The Obama strategy is banking that counterinsurgency and small conflicts, not long land wars, are in the future.
Poor predictions
Retired Army Gen. George A. Joulwan, who was supreme allied commander in Europe from 1993 to 1997, told The Times that new military strategies have a poor record of predictions.
“We’ve been through all this before,” he said. “This is about the fourth time that we have downsized and reorganized our military forces. Unfortunately, it never is predictive of what’s going to happen.”
For example, when Gen. Joulwan took NATO command in 1993, national security officials said the Clinton administration planned to focus forces on Asia. Ground forces were reduced significantly, and the emphasis was on massive air and naval power.
A short time later, Gen. Joulwan was sending 60,000 troops, 20,000 of them American, into the Balkans in Operation Joint Endeavor to stop Serbian atrocities in Bosnia.

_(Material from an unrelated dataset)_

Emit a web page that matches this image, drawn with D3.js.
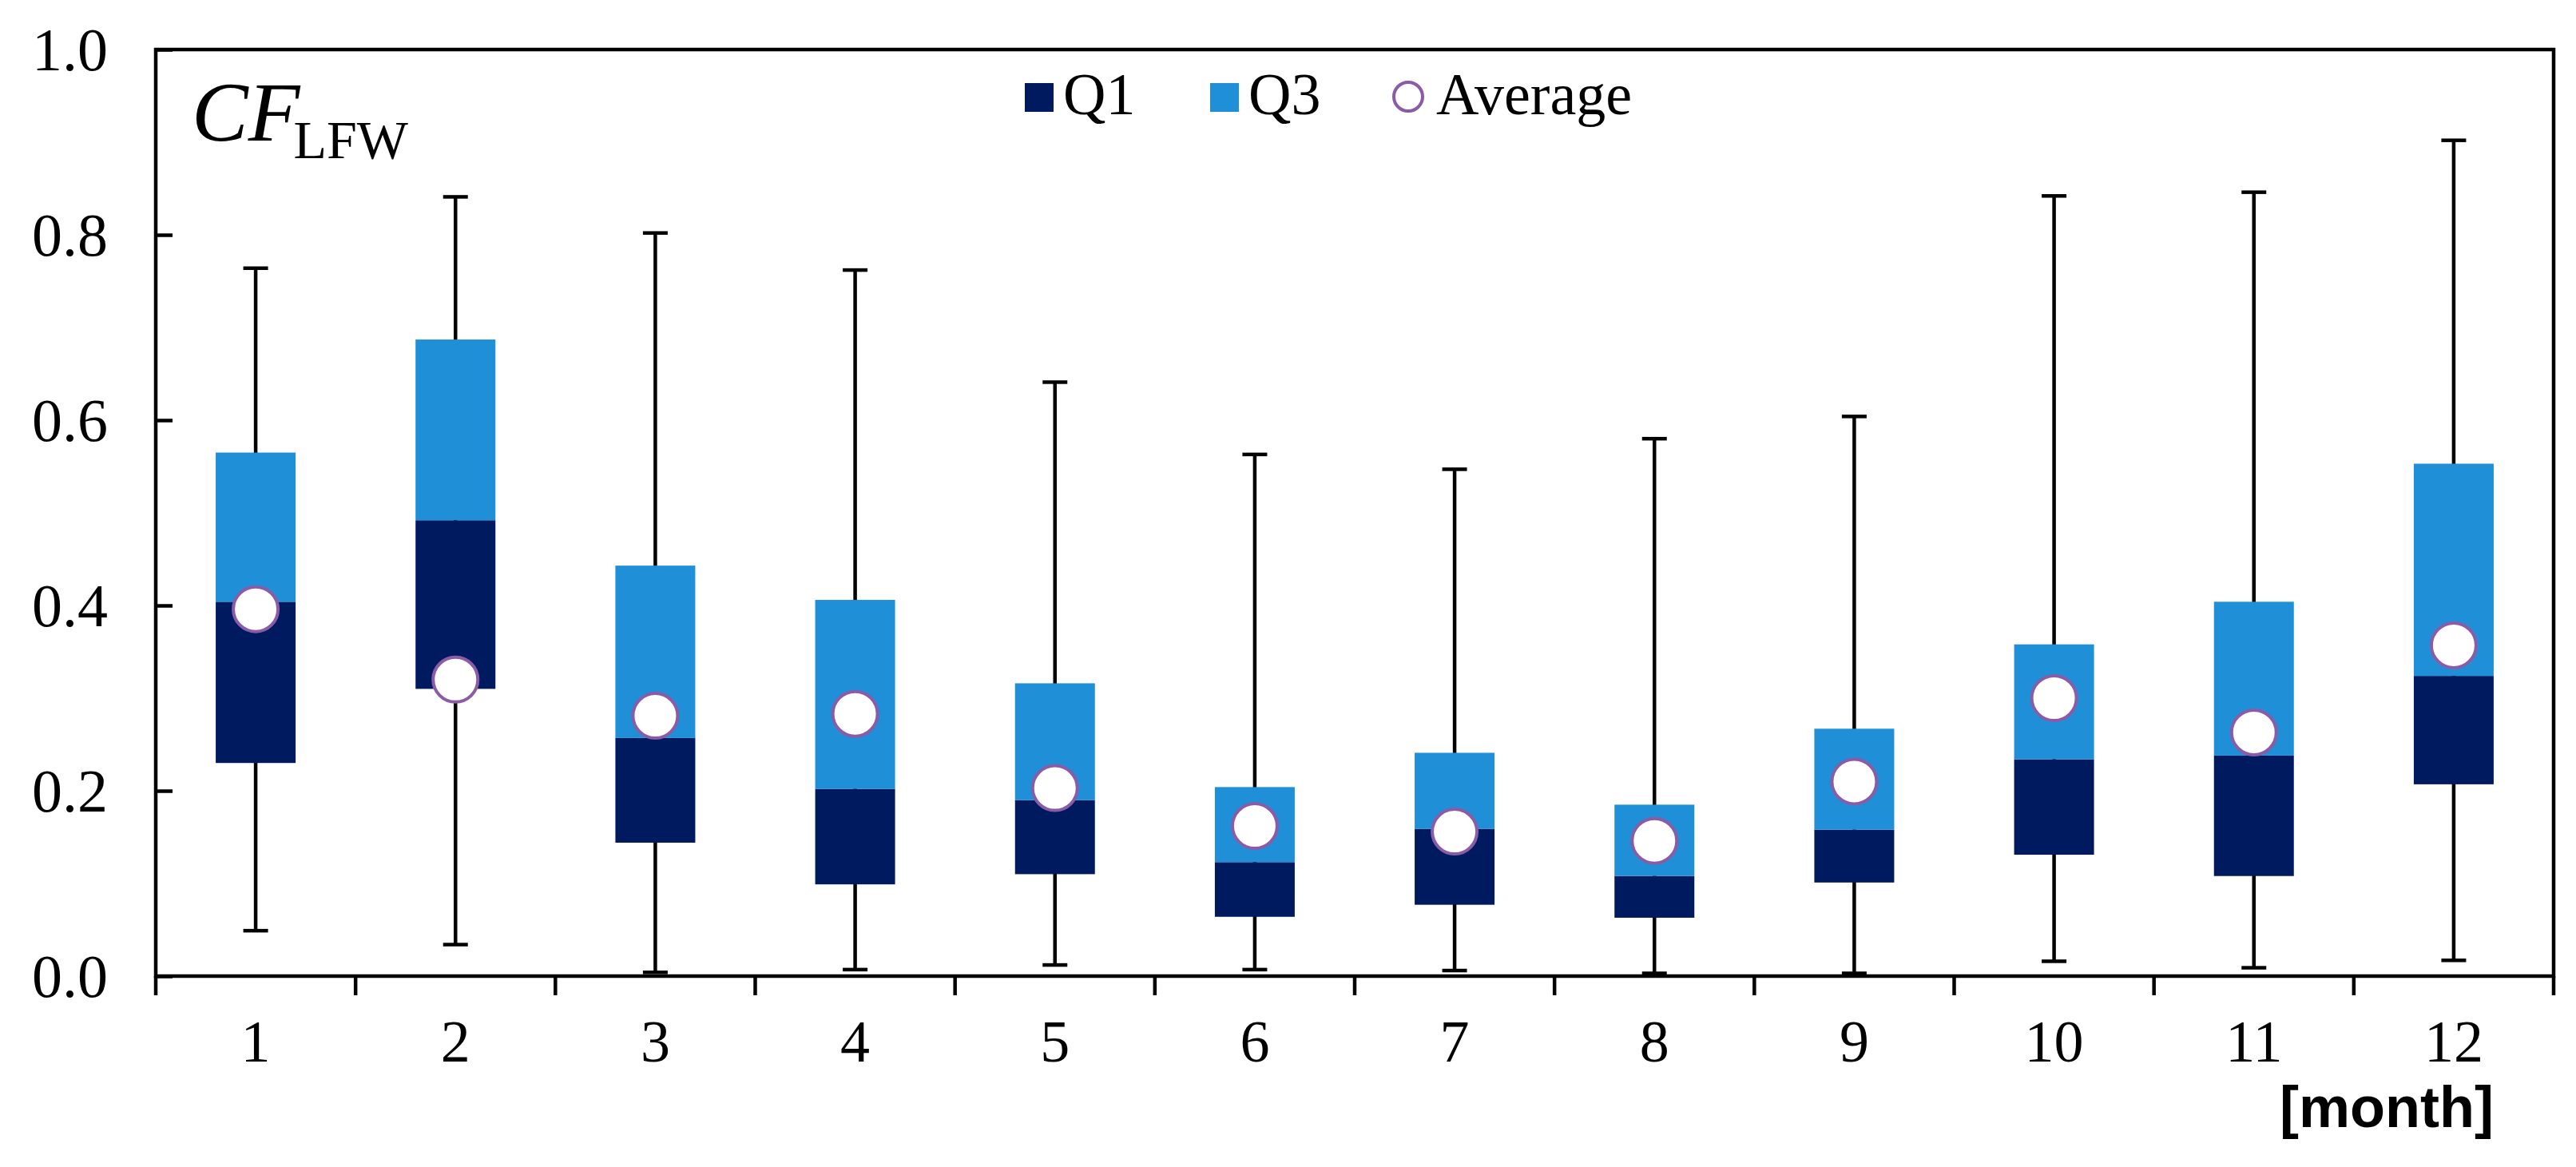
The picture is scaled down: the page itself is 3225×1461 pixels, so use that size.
<!DOCTYPE html>
<html lang="en">
<head>
  <meta charset="UTF-8">
  <title>CF LFW monthly box plot</title>
  <script src="https://d3js.org/d3.v7.min.js"></script>
  <style>
    body { margin: 0; background: #fff; }
    svg { display: block; }
  </style>
</head>
<body>
  <svg width="3225" height="1461"></svg>
  <script>
    // values
    const months   = ["1", "2", "3", "4", "5", "6", "7", "8", "9", "10", "11", "12"];
    const maxVals  = [0.764, 0.841, 0.802, 0.762, 0.641, 0.563, 0.547, 0.580, 0.604, 0.842, 0.846, 0.902];
    const q3Vals   = [0.565, 0.687, 0.443, 0.406, 0.316, 0.204, 0.241, 0.185, 0.267, 0.358, 0.404, 0.553];
    const medVals  = [0.404, 0.492, 0.257, 0.202, 0.190, 0.123, 0.159, 0.108, 0.158, 0.234, 0.238, 0.324];
    const q1Vals   = [0.230, 0.310, 0.144, 0.099, 0.110, 0.064, 0.077, 0.063, 0.101, 0.131, 0.108, 0.207];
    const minVals  = [0.049, 0.034, 0.004, 0.007, 0.012, 0.007, 0.006, 0.003, 0.003, 0.016, 0.009, 0.017];
    const avgVals  = [0.396, 0.320, 0.281, 0.283, 0.203, 0.162, 0.156, 0.146, 0.210, 0.300, 0.263, 0.357];
    const yTicks   = [0, 0.2, 0.4, 0.6, 0.8, 1.0];

    const darkBlue = "#001a60",
          lightBlue = "#1f8fd8",
          purple = "#8a5ca8";
    const serif = "'Liberation Serif', 'Times New Roman', serif";

    const data = months.map((m, i) => ({
      month: m, max: maxVals[i], q3: q3Vals[i], med: medVals[i],
      q1: q1Vals[i], min: minVals[i], avg: avgVals[i]
    }));

    const plotLeft = 195, plotRight = 3197, plotTop = 62, plotBottom = 1222;

    const svg = d3.select("svg");

    const x = d3.scaleBand().domain(months).range([plotLeft, plotRight]).padding(0);
    const y = d3.scaleLinear().domain([0, 1]).range([plotBottom, plotTop]);

    const boxW = 100, capW = 31;
    const cx = d => x(d.month) + x.bandwidth() / 2;

    // whiskers
    const whisk = svg.append("g")
      .attr("stroke", "#000")
      .attr("stroke-width", 4.5);

    whisk.selectAll(".stem")
      .data(data)
      .join("line")
        .attr("x1", cx).attr("x2", cx)
        .attr("y1", d => y(d.max)).attr("y2", d => y(d.min));

    whisk.selectAll(".capTop")
      .data(data)
      .join("line")
        .attr("x1", d => cx(d) - capW / 2).attr("x2", d => cx(d) + capW / 2)
        .attr("y1", d => y(d.max)).attr("y2", d => y(d.max));

    whisk.selectAll(".capBot")
      .data(data)
      .join("line")
        .attr("x1", d => cx(d) - capW / 2).attr("x2", d => cx(d) + capW / 2)
        .attr("y1", d => y(d.min)).attr("y2", d => y(d.min));

    // boxes: lower part (Q1 -> median) dark, upper part (median -> Q3) light
    svg.append("g").selectAll("rect")
      .data(data)
      .join("rect")
        .attr("x", d => cx(d) - boxW / 2)
        .attr("width", boxW)
        .attr("y", d => y(d.med))
        .attr("height", d => y(d.q1) - y(d.med))
        .attr("fill", darkBlue);

    svg.append("g").selectAll("rect")
      .data(data)
      .join("rect")
        .attr("x", d => cx(d) - boxW / 2)
        .attr("width", boxW)
        .attr("y", d => y(d.q3))
        .attr("height", d => y(d.med) - y(d.q3))
        .attr("fill", lightBlue);

    // averages
    svg.append("g").selectAll("circle")
      .data(data)
      .join("circle")
        .attr("cx", cx)
        .attr("cy", d => y(d.avg))
        .attr("r", 28)
        .attr("fill", "#fff")
        .attr("stroke", purple)
        .attr("stroke-width", 4);

    // y axis, ticks pointing inward
    const yAxis = svg.append("g")
      .attr("transform", `translate(${plotLeft},0)`)
      .call(d3.axisLeft(y).tickValues(yTicks).tickFormat(d3.format(".1f"))
              .tickSize(-21).tickPadding(60))
      .attr("font-family", serif)
      .attr("font-size", 76);
    yAxis.select(".domain").remove();
    yAxis.selectAll(".tick line").attr("stroke", "#000").attr("stroke-width", 4.5);
    yAxis.selectAll(".tick text").attr("fill", "#000").attr("dy", "0.34em");

    // x axis labels at band centres
    const xAxis = svg.append("g")
      .attr("transform", `translate(0,${plotBottom})`)
      .call(d3.axisBottom(x).tickSize(0).tickPadding(54))
      .attr("font-family", serif)
      .attr("font-size", 74);
    xAxis.select(".domain").remove();
    xAxis.selectAll(".tick text").attr("fill", "#000");

    // x ticks at band edges, pointing down
    const edges = months.map(m => x(m)).concat([plotRight]);
    svg.append("g").selectAll("line")
      .data(edges)
      .join("line")
        .attr("x1", d => d).attr("x2", d => d)
        .attr("y1", plotBottom).attr("y2", plotBottom + 24)
        .attr("stroke", "#000")
        .attr("stroke-width", 4.5);

    // plot frame
    svg.append("rect")
      .attr("x", plotLeft).attr("y", plotTop)
      .attr("width", plotRight - plotLeft).attr("height", plotBottom - plotTop)
      .attr("fill", "none")
      .attr("stroke", "#000")
      .attr("stroke-width", 4.5);

    // title inside the plot
    const title = svg.append("text")
      .attr("font-family", serif)
      .attr("x", 240).attr("y", 176);
    title.append("tspan")
      .attr("font-style", "italic")
      .attr("font-size", 106)
      .text("CF");
    title.append("tspan")
      .attr("font-size", 68)
      .attr("dy", 22)
      .attr("dx", -8)
      .text("LFW");

    // legend
    const legend = svg.append("g").attr("font-family", serif);
    const legendItems = [
      { label: "Q1", type: "rect", color: darkBlue, x: 1283 },
      { label: "Q3", type: "rect", color: lightBlue, x: 1515 },
      { label: "Average", type: "circle", color: purple, x: 1743 }
    ];
    legendItems.forEach(it => {
      if (it.type === "rect") {
        legend.append("rect")
          .attr("x", it.x).attr("y", 104)
          .attr("width", 36).attr("height", 36)
          .attr("fill", it.color);
      } else {
        legend.append("circle")
          .attr("cx", it.x + 20).attr("cy", 121)
          .attr("r", 18)
          .attr("fill", "#fff")
          .attr("stroke", it.color)
          .attr("stroke-width", 4);
      }
      legend.append("text")
        .attr("x", it.x + (it.type === "rect" ? 48 : 55))
        .attr("y", 143)
        .attr("font-size", 74)
        .text(it.label);
    });

    // unit label
    svg.append("text")
      .attr("font-family", "'Liberation Sans', Arial, sans-serif")
      .attr("font-weight", "bold")
      .attr("x", 3122).attr("y", 1411)
      .attr("text-anchor", "end")
      .attr("font-size", 72)
      .text("[month]");
  </script>
</body>
</html>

Later, President Clinton authorized weeks of airstrikes on Serbia to stop its attacks inside neighboring Kosovo. Five years later, the U.S. was sending hundreds of thousands of troops into Afghanistan and Iraq.
Up to the task?
Gen. Joulwan said the real test will be when the Obama administration presents its 2013 budget and spells out the details of its strategy. “Does it match requirements with resources?” he said. “If not, our senior military leaders need to lay out the risks.”
He added: “I think what we should be looking for is an agile, balanced force that can deter as well as fight and a forward presence that reassures our allies and partners who share our values and ideals. This is particularly important in Europe.
“What I argued for [while on active duty] is the capability to conduct five simultaneous, regional contingencies because I think that’s the strategic environment we’re in. And I do see an enlarged role for special forces and CIA-type operatives. But we do need to be able to deter conflict as well as to fight and win. And that’s the challenge for the new national security strategy.”